* **TASK REQUIREMENTS**
From the listing that follows, extract every line and set it down unaltered.

* **TASK MATERIAL**
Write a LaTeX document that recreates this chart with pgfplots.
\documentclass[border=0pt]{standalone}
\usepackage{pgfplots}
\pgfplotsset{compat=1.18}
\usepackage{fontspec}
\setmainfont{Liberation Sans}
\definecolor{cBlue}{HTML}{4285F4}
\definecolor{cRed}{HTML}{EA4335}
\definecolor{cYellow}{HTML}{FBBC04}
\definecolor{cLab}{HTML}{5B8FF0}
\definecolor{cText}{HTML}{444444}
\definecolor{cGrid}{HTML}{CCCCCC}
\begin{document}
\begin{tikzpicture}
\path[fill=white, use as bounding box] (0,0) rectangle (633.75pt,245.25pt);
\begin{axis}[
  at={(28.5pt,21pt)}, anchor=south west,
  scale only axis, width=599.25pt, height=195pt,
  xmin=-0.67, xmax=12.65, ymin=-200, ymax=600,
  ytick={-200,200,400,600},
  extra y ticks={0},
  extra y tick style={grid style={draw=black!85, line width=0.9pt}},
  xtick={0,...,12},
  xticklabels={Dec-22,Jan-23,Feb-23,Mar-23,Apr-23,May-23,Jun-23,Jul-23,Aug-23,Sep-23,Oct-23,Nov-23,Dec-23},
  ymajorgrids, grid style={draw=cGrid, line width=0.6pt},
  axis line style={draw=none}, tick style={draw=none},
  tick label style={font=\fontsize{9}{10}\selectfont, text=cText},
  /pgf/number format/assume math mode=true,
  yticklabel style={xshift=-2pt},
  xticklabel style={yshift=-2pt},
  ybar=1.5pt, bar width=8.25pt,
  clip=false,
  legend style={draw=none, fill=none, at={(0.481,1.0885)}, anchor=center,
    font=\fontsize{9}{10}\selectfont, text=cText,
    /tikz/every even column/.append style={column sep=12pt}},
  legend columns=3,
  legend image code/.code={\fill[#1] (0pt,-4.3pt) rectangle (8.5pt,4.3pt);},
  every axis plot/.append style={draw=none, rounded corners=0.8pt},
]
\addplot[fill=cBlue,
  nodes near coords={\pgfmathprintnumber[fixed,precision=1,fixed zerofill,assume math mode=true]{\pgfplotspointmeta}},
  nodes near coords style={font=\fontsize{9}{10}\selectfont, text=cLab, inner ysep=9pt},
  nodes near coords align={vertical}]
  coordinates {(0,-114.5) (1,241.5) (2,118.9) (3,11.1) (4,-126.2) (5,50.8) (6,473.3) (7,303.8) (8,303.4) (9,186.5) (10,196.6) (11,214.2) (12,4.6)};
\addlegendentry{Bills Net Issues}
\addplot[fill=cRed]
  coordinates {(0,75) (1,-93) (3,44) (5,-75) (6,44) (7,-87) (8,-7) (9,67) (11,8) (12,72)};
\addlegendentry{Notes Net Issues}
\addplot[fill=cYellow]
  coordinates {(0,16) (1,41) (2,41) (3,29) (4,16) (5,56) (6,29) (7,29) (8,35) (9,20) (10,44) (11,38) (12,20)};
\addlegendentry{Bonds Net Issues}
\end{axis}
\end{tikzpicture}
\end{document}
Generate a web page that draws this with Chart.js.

* **RESULT OF THIS TASK**
Write a LaTeX document that recreates this chart with pgfplots.
\documentclass[border=0pt]{standalone}
\usepackage{pgfplots}
\pgfplotsset{compat=1.18}
\usepackage{fontspec}
\setmainfont{Liberation Sans}
\definecolor{cBlue}{HTML}{4285F4}
\definecolor{cRed}{HTML}{EA4335}
\definecolor{cYellow}{HTML}{FBBC04}
\definecolor{cLab}{HTML}{5B8FF0}
\definecolor{cText}{HTML}{444444}
\definecolor{cGrid}{HTML}{CCCCCC}
\begin{document}
\begin{tikzpicture}
\path[fill=white, use as bounding box] (0,0) rectangle (633.75pt,245.25pt);
\begin{axis}[
  at={(28.5pt,21pt)}, anchor=south west,
  scale only axis, width=599.25pt, height=195pt,
  xmin=-0.67, xmax=12.65, ymin=-200, ymax=600,
  ytick={-200,200,400,600},
  extra y ticks={0},
  extra y tick style={grid style={draw=black!85, line width=0.9pt}},
  xtick={0,...,12},
  xticklabels={Dec-22,Jan-23,Feb-23,Mar-23,Apr-23,May-23,Jun-23,Jul-23,Aug-23,Sep-23,Oct-23,Nov-23,Dec-23},
  ymajorgrids, grid style={draw=cGrid, line width=0.6pt},
  axis line style={draw=none}, tick style={draw=none},
  tick label style={font=\fontsize{9}{10}\selectfont, text=cText},
  /pgf/number format/assume math mode=true,
  yticklabel style={xshift=-2pt},
  xticklabel style={yshift=-2pt},
  ybar=1.5pt, bar width=8.25pt,
  clip=false,
  legend style={draw=none, fill=none, at={(0.481,1.0885)}, anchor=center,
    font=\fontsize{9}{10}\selectfont, text=cText,
    /tikz/every even column/.append style={column sep=12pt}},
  legend columns=3,
  legend image code/.code={\fill[#1] (0pt,-4.3pt) rectangle (8.5pt,4.3pt);},
  every axis plot/.append style={draw=none, rounded corners=0.8pt},
]
\addplot[fill=cBlue,
  nodes near coords={\pgfmathprintnumber[fixed,precision=1,fixed zerofill,assume math mode=true]{\pgfplotspointmeta}},
  nodes near coords style={font=\fontsize{9}{10}\selectfont, text=cLab, inner ysep=9pt},
  nodes near coords align={vertical}]
  coordinates {(0,-114.5) (1,241.5) (2,118.9) (3,11.1) (4,-126.2) (5,50.8) (6,473.3) (7,303.8) (8,303.4) (9,186.5) (10,196.6) (11,214.2) (12,4.6)};
\addlegendentry{Bills Net Issues}
\addplot[fill=cRed]
  coordinates {(0,75) (1,-93) (3,44) (5,-75) (6,44) (7,-87) (8,-7) (9,67) (11,8) (12,72)};
\addlegendentry{Notes Net Issues}
\addplot[fill=cYellow]
  coordinates {(0,16) (1,41) (2,41) (3,29) (4,16) (5,56) (6,29) (7,29) (8,35) (9,20) (10,44) (11,38) (12,20)};
\addlegendentry{Bonds Net Issues}
\end{axis}
\end{tikzpicture}
\end{document}
Generate a web page that draws this with Chart.js.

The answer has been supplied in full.